** Information provided **
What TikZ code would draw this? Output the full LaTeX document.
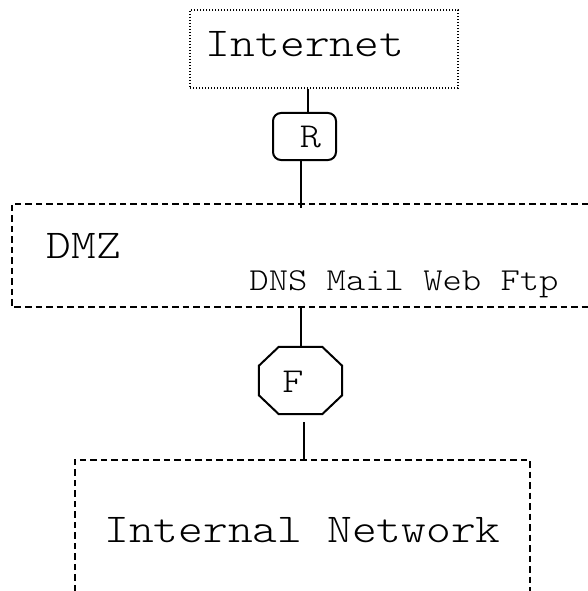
\documentclass[tikz,border=0pt]{standalone}
\usepackage{fontspec}
\newfontfamily\typer[FakeStretch=1.15]{Latin Modern Mono Light}
\usetikzlibrary{calc}

\tikzset{
  wire/.style={line width=2pt},
  zone/.style={rectangle, inner sep=0pt, draw=none},
  dotline/.style={line width=1.1pt, dash pattern=on 1.1pt off 1.9pt},
  dashline/.style={line width=1.5pt, dash pattern=on 6.5pt off 4pt},
  bigtext/.style={font=\typer\fontsize{41}{45}\selectfont, inner sep=0pt, anchor=base},
  smalltext/.style={font=\typer\fontsize{32}{36}\selectfont, inner sep=0pt, anchor=base},
  marktext/.style={font=\typer\fontsize{35}{38}\selectfont, inner sep=0pt, anchor=base},
  routerbox/.style={rectangle, draw, line width=2pt, rounded corners=8pt,
    minimum width=63pt, minimum height=47pt, inner sep=0pt},
}

\begin{document}
\begin{tikzpicture}[x=1pt, y=-1pt]
  \useasboundingbox (0,0) rectangle (588,591);

  % Internet cloud box (dotted)
  \node[zone, draw, dotline, minimum width=268pt, minimum height=78pt] (inet) at (324,49) {};
  \node[bigtext] (inettxt) at (305,57) {Internet};

  % Router
  \node[routerbox] (r) at (304.5,136.5) {};
  \node[marktext] (rtxt) at (310.5,147) {R};

  % DMZ zone, open to the right
  \node[zone, minimum width=576pt, minimum height=103pt] (dmz) at (300,255.5) {};
  \draw[dashline] (dmz.north east) -- (dmz.north west) -- (dmz.south west) -- (dmz.south east);
  \node[bigtext] (dmztxt) at (84,258) {DMZ};
  \node[smalltext] (srv) at (404,290) {DNS Mail Web Ftp};

  % Firewall (octagon)
  \node[zone, minimum width=83pt, minimum height=67pt] (fw) at (300.5,380.5) {};
  \draw[wire, line join=miter]
    ([xshift=20pt]fw.north west) -- ([xshift=-20pt]fw.north east)
    -- ([yshift=-19pt]fw.north east) -- ([yshift=19pt]fw.south east)
    -- ([xshift=-20pt]fw.south east) -- ([xshift=20pt]fw.south west)
    -- ([yshift=19pt]fw.south west) -- ([yshift=-19pt]fw.north west) -- cycle;
  \node[marktext] (fwtxt) at (293,392) {F};

  % Internal network zone, open at the bottom
  \node[zone, minimum width=455pt, minimum height=131pt] (lan) at (302.5,525.5) {};
  \draw[dashline] (lan.south west) -- (lan.north west) -- (lan.north east) -- (lan.south east);
  \node[bigtext] (lantxt) at (302.5,542) {Internal Network};

  % Links
  \draw[wire] ([xshift=3.5pt]r.north) -- ([xshift=3.5pt]r.north |- inet.south);
  \draw[wire] ([xshift=-3.5pt]r.south) -- ([xshift=-3.5pt,yshift=-4pt]r.south |- dmz.north);
  \draw[wire] (fw.north) -- (fw.north |- dmz.south);
  \draw[wire] ([xshift=3.5pt,yshift=-8pt]fw.south) -- ([xshift=3.5pt]fw.south |- lan.north);
\end{tikzpicture}
\end{document}
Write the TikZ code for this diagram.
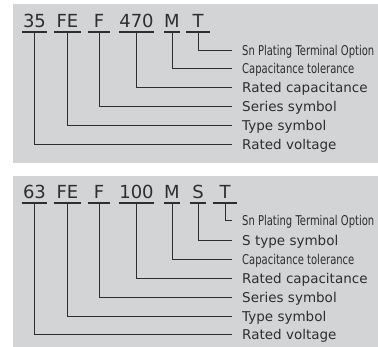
\documentclass[tikz,border=0pt]{standalone}
\usepackage{fontspec}
\setmainfont{DejaVu Sans}
\newfontfamily\narrowfont[FakeStretch=0.74]{DejaVu Sans}
\definecolor{panelgray}{HTML}{D3D4D6}
\definecolor{inkgray}{HTML}{2E2E2E}
\tikzset{
  code/.style={anchor=south, inner xsep=0pt, inner ysep=4pt, text depth=0pt,
    font=\fontsize{18}{18}\selectfont, text=inkgray},
  lbl/.style={anchor=west, inner xsep=10pt, inner ysep=0pt, text height=12pt,
    text depth=0pt, font=\fontsize{13.5}{14}\selectfont, text=inkgray},
  nlbl/.style={lbl, font=\fontsize{13.5}{14}\narrowfont},
  lead/.style={draw=inkgray, line width=0.9pt},
  uline/.style={draw=inkgray, line width=1.2pt},
}
\begin{document}
\begin{tikzpicture}[x=1pt,y=-1pt]
      \useasboundingbox (0,0) rectangle (378,347);
      \fill[panelgray] (13,4) rectangle (378,163);
      \fill[panelgray] (13,176) rectangle (378,347);
      % 35FEF470MT
      \draw
        (34.5,32) node[code, minimum width=25pt] (a35){35}
        (67.5,32) node[code, minimum width=27pt] (aFE){FE}
        (99,32) node[code, minimum width=22pt] (aF){F}
        (136.5,32) node[code, minimum width=35pt] (a470){470}
        (172,32) node[code, minimum width=16pt] (aM){M}
        (198,32) node[code, minimum width=24pt] (aT){T};
      \draw
        (232,50) node[nlbl] (tT){Sn Plating Terminal Option}
        (232,68) node[nlbl] (tM){Capacitance tolerance}
        (232,87) node[lbl] (t470){Rated capacitance}
        (232,106) node[lbl] (tF){Series symbol}
        (232,125) node[lbl] (tFE){Type symbol}
        (232,144) node[lbl] (t35){Rated voltage};
      \begin{scope}[uline]
        \draw (a35.south west) -- (a35.south east);
        \draw (aFE.south west) -- (aFE.south east);
        \draw (aF.south west) -- (aF.south east);
        \draw (a470.south west) -- (a470.south east);
        \draw (aM.south west) -- (aM.south east);
        \draw (aT.south west) -- (aT.south east);
      \end{scope}
      \begin{scope}[lead]
        \draw (aT.south) |- (tT.west);
        \draw (aM.south) |- (tM.west);
        \draw (a470.south) |- (t470.west);
        \draw (aF.south) |- (tF.west);
        \draw (aFE.south) |- (tFE.west);
        \draw (a35.south) |- (t35.west);
      \end{scope}
      % 63FEF100MST
      \draw
        (34.5,203) node[code, minimum width=25pt] (b63){63}
        (67.5,203) node[code, minimum width=27pt] (bFE){FE}
        (99,203) node[code, minimum width=22pt] (bF){F}
        (136.5,203) node[code, minimum width=35pt] (b100){100}
        (172,203) node[code, minimum width=16pt] (bM){M}
        (198,203) node[code, minimum width=16pt] (bS){S}
        (225,203) node[code, minimum width=24pt] (bT){T};
      \draw
        (232,220) node[nlbl] (sT){Sn Plating Terminal Option}
        (232,240) node[lbl] (sS){S type symbol}
        (232,259) node[nlbl] (sM){Capacitance tolerance}
        (232,278) node[lbl] (s100){Rated capacitance}
        (232,297) node[lbl] (sF){Series symbol}
        (232,316) node[lbl] (sFE){Type symbol}
        (232,334) node[lbl] (s63){Rated voltage};
      \begin{scope}[uline]
        \draw (b63.south west) -- (b63.south east);
        \draw (bFE.south west) -- (bFE.south east);
        \draw (bF.south west) -- (bF.south east);
        \draw (b100.south west) -- (b100.south east);
        \draw (bM.south west) -- (bM.south east);
        \draw (bS.south west) -- (bS.south east);
        \draw (bT.south west) -- (bT.south east);
      \end{scope}
      \begin{scope}[lead]
        \draw (bT.south) |- (sT.west);
        \draw (bS.south) |- (sS.west);
        \draw (bM.south) |- (sM.west);
        \draw (b100.south) |- (s100.west);
        \draw (bF.south) |- (sF.west);
        \draw (bFE.south) |- (sFE.west);
        \draw (b63.south) |- (s63.west);
      \end{scope}
    \end{tikzpicture}
\end{document}
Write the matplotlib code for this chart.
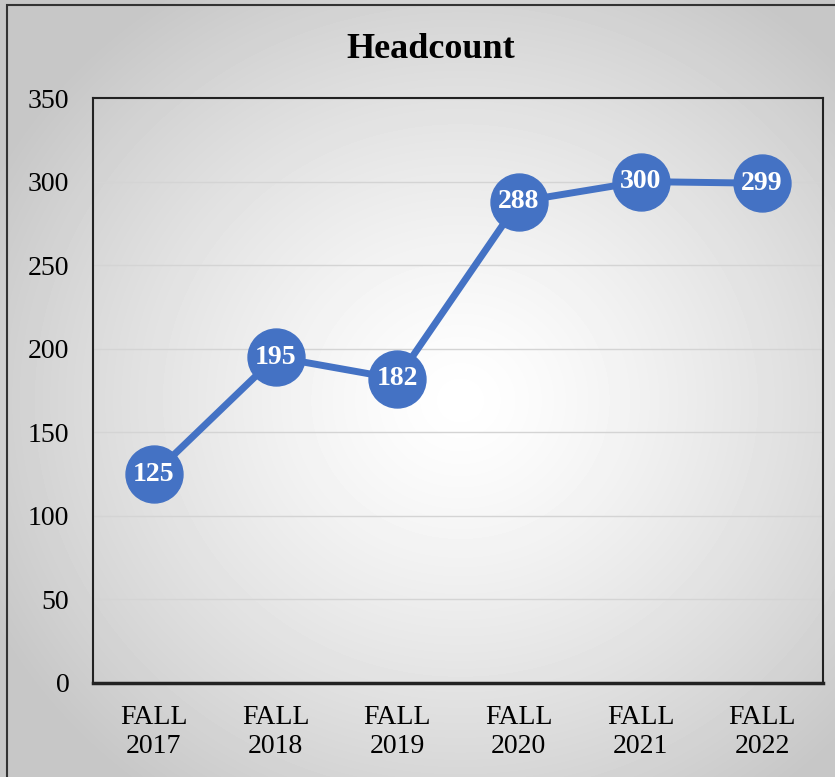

** Given problem **
Starting at the first line of the material, output exactly the lines up to and including the one with "(rtxt) at (310.5,147)". Do not include the pictures.

** Solution below **
What TikZ code would draw this? Output the full LaTeX document.
\documentclass[tikz,border=0pt]{standalone}
\usepackage{fontspec}
\newfontfamily\typer[FakeStretch=1.15]{Latin Modern Mono Light}
\usetikzlibrary{calc}

\tikzset{
  wire/.style={line width=2pt},
  zone/.style={rectangle, inner sep=0pt, draw=none},
  dotline/.style={line width=1.1pt, dash pattern=on 1.1pt off 1.9pt},
  dashline/.style={line width=1.5pt, dash pattern=on 6.5pt off 4pt},
  bigtext/.style={font=\typer\fontsize{41}{45}\selectfont, inner sep=0pt, anchor=base},
  smalltext/.style={font=\typer\fontsize{32}{36}\selectfont, inner sep=0pt, anchor=base},
  marktext/.style={font=\typer\fontsize{35}{38}\selectfont, inner sep=0pt, anchor=base},
  routerbox/.style={rectangle, draw, line width=2pt, rounded corners=8pt,
    minimum width=63pt, minimum height=47pt, inner sep=0pt},
}

\begin{document}
\begin{tikzpicture}[x=1pt, y=-1pt]
  \useasboundingbox (0,0) rectangle (588,591);

  % Internet cloud box (dotted)
  \node[zone, draw, dotline, minimum width=268pt, minimum height=78pt] (inet) at (324,49) {};
  \node[bigtext] (inettxt) at (305,57) {Internet};

  % Router
  \node[routerbox] (r) at (304.5,136.5) {};
  \node[marktext] (rtxt) at (310.5,147) {R};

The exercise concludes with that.